Through Chrismation every member of the Church becomes a prophet, and receives a share in the royal priesthood of Christ; all Christians alike, because they are chrismated, are called to act as conscious witnesses to the Truth. "You have an anointing (chrisma) from the Holy One, and know all things".

===Oriental Orthodox churches===
Chrismation in Oriental Orthodoxy is similar to that of Eastern Orthodoxy but is performed according to their sacramental theology, and may vary according to the particular church.

==Sacramental theology==

===Eastern Churches===
Whereas in Western Christian theology, confirmation is seen as completing or sealing of the baptismal covenant, the conferral of full membership, the perfecting one's bond with the Church, and/or the strengthening of gifts of the Holy Ghost to enable the recipient to live the Christian life, in the Eastern Orthodox tradition chrismation is understood more fundamentally as the bestowal of the Holy Ghost—that is, as the transmission to that person of the experience of the Day of Pentecost (cf. Acts of the Apostles 2:1-4ff), along with the attendant gifts of the Spirit that are given to all the faithful, and any unique or special gifts that God deems appropriate for that person, to enable him or her to realize his or her intended potentiality as a child of God and as a unique member of Christ's Body, the Church. Hence the significance of the sacrament or mystery of chrismation is understood quite distinctly from that of baptism, much as Pentecost is distinct from the Passion and Resurrection.

Whereas in the western churches (e.g. Roman Catholic and Anglican) confirmation is typically reserved to those of "the age of reason", chrismation in the Eastern churches (including Eastern Rite Catholic Churches) is ordinarily administered immediately after baptism, most commonly infant baptism. After receiving this sacrament, the recipient is eligible to receive the Eucharist; one who has not been chrismated is viewed as not qualified to receive the Eucharist, since they have not yet received the Holy Ghost. Baptism is followed immediately (or at least soon afterwards) by the person's first reception of Holy Communion.

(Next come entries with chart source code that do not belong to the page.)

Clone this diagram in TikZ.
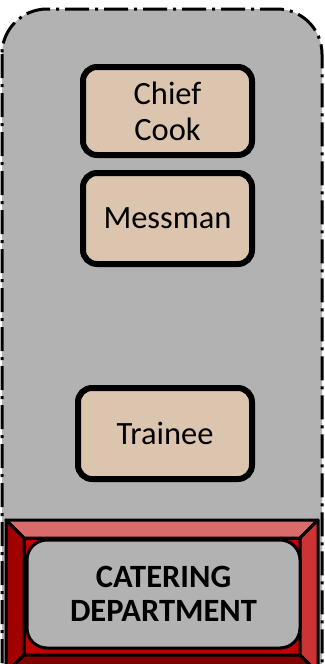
\documentclass[tikz,border=0pt]{standalone}
\usepackage{fontspec}
\setmainfont{Carlito}
\usepackage{tikz}
\usetikzlibrary{calc}

\begin{document}
\begin{tikzpicture}[x=1pt,y=-1pt]
  % Colors
  \colorlet{panel}{black!30}
  \definecolor{crew}{RGB}{219,197,174}
  \definecolor{bevelT}{RGB}{217,107,107}
  \definecolor{bevelL}{RGB}{160,0,0}
  \definecolor{bevelR}{RGB}{204,51,51}
  \definecolor{bevelB}{RGB}{128,0,0}
  \definecolor{bevelC}{RGB}{192,0,0}
  % Styles
  \tikzstyle{container}=[fill=panel,draw=black,line width=3pt,rounded corners=45pt,
    dash pattern=on 24pt off 6pt on 3pt off 6pt]
  \tikzstyle{rank}=[draw=black,fill=crew,line width=6pt,rounded corners=14pt,
    align=center,font=\fontsize{32.5}{36}\selectfont,inner sep=0pt]
  \tikzstyle{bevel}=[draw=black,line width=3pt,line join=round]
  \tikzstyle{dept}=[draw=black,fill=panel,line width=3pt,rounded corners=20pt,
    align=center,font=\fontsize{32.5}{34}\selectfont\bfseries,inner sep=0pt]

  \useasboundingbox (0,0) rectangle (324,664);
  \clip (0,0) rectangle (324,664);

  % The graphic
  \draw[style=container] (2,9) rectangle (322,720);

  \node[rank,minimum width=169pt,minimum height=88pt] (chief) at (167.5,111) {Chief\\Cook};
  \node[rank,minimum width=169pt,minimum height=91pt] (messman) at (167.5,218.5) {Messman};
  \node[rank,minimum width=174pt,minimum height=91pt] (trainee) at (165,433.5) {Trainee};

  % bevel frame of the department
  \coordinate (o1) at (6,520);   \coordinate (o2) at (318,520);
  \coordinate (o3) at (318,673); \coordinate (o4) at (6,673);
  \coordinate (i1) at (24,538);  \coordinate (i2) at (300,538);
  \coordinate (i3) at (300,655); \coordinate (i4) at (24,655);
  \filldraw[bevel,fill=bevelC] (i1) -- (i2) -- (i3) -- (i4) -- cycle;
  \filldraw[bevel,fill=bevelT] (o1) -- (o2) -- (i2) -- (i1) -- cycle;
  \filldraw[bevel,fill=bevelL] (o1) -- (i1) -- (i4) -- (o4) -- cycle;
  \filldraw[bevel,fill=bevelR] (o2) -- (o3) -- (i3) -- (i2) -- cycle;
  \filldraw[bevel,fill=bevelB] (o4) -- (i4) -- (i3) -- (o3) -- cycle;

  \node[dept,minimum width=273pt,minimum height=108pt] (catering) at (163.5,594)
    {CATERING\\DEPARTMENT};
\end{tikzpicture}
\end{document}
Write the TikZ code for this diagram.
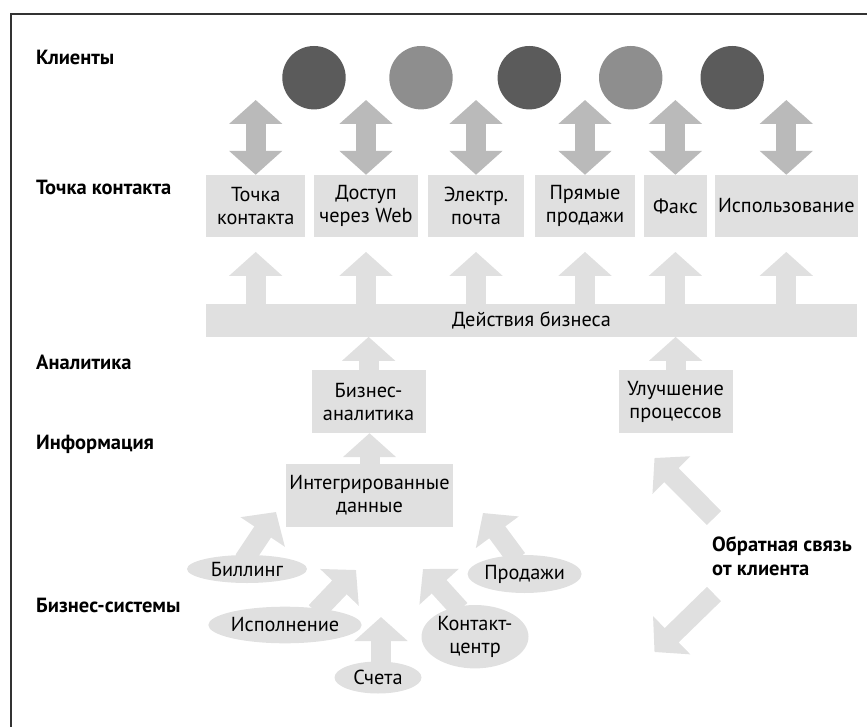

The sacramental rite of chrismation may be performed by a presbyter (priest). In the Eastern tradition, chrismation shows the unity of the church through the bishop in the continuation of the Apostolic faith, because the chrism used is prepared and consecrated by a bishop (normally the leading bishop of an autocephalous Church, or – for some autocephalous churches – by the Patriarch of Constantinople) and is presented to the priest by the bishop and (together with the antimension) and is the symbol of the priest's permission from the bishop to perform the sacraments (see faculty). Although priests in the Eastern churches are universally granted this faculty, it is thus ultimately considered a sacrament granted by a bishop and associated with that Apostolic office. Furthermore, because some of the previously sanctified chrism is mixed with the newly sanctified chrism, there is a belief that the chrism contains a remnant of, or at least a connection to, the same chrism which was sanctified by the Apostles in the first century, and thus is a symbol of apostolic succession.

===Oriental Orthodox===
The Coptic Orthodox Church follows a tradition that states while the Apostles used to give Confirmation by the laying on of the hands, they found they were not able to travel to lay hands as the number of converts grew. Thus they ordered the collection of the spices which were used to anoint Christ's body, and they were mixed with oil, forming, according to Coptic tradition, the first chrism, or "myron", which, according to tradition, was brought to Egypt by St Mark. The Coptic communion believes that, since that time, the "myron" has been remade 41 times.

===Assyrian Church of the East===
Some similar views to the Orthodox Churches regarding sacramental theology of chrismation are held by the Assyrian Church of the East, which recognizes only two ecumenical councils, the First Council of Nicaea and the First Council of Constantinople.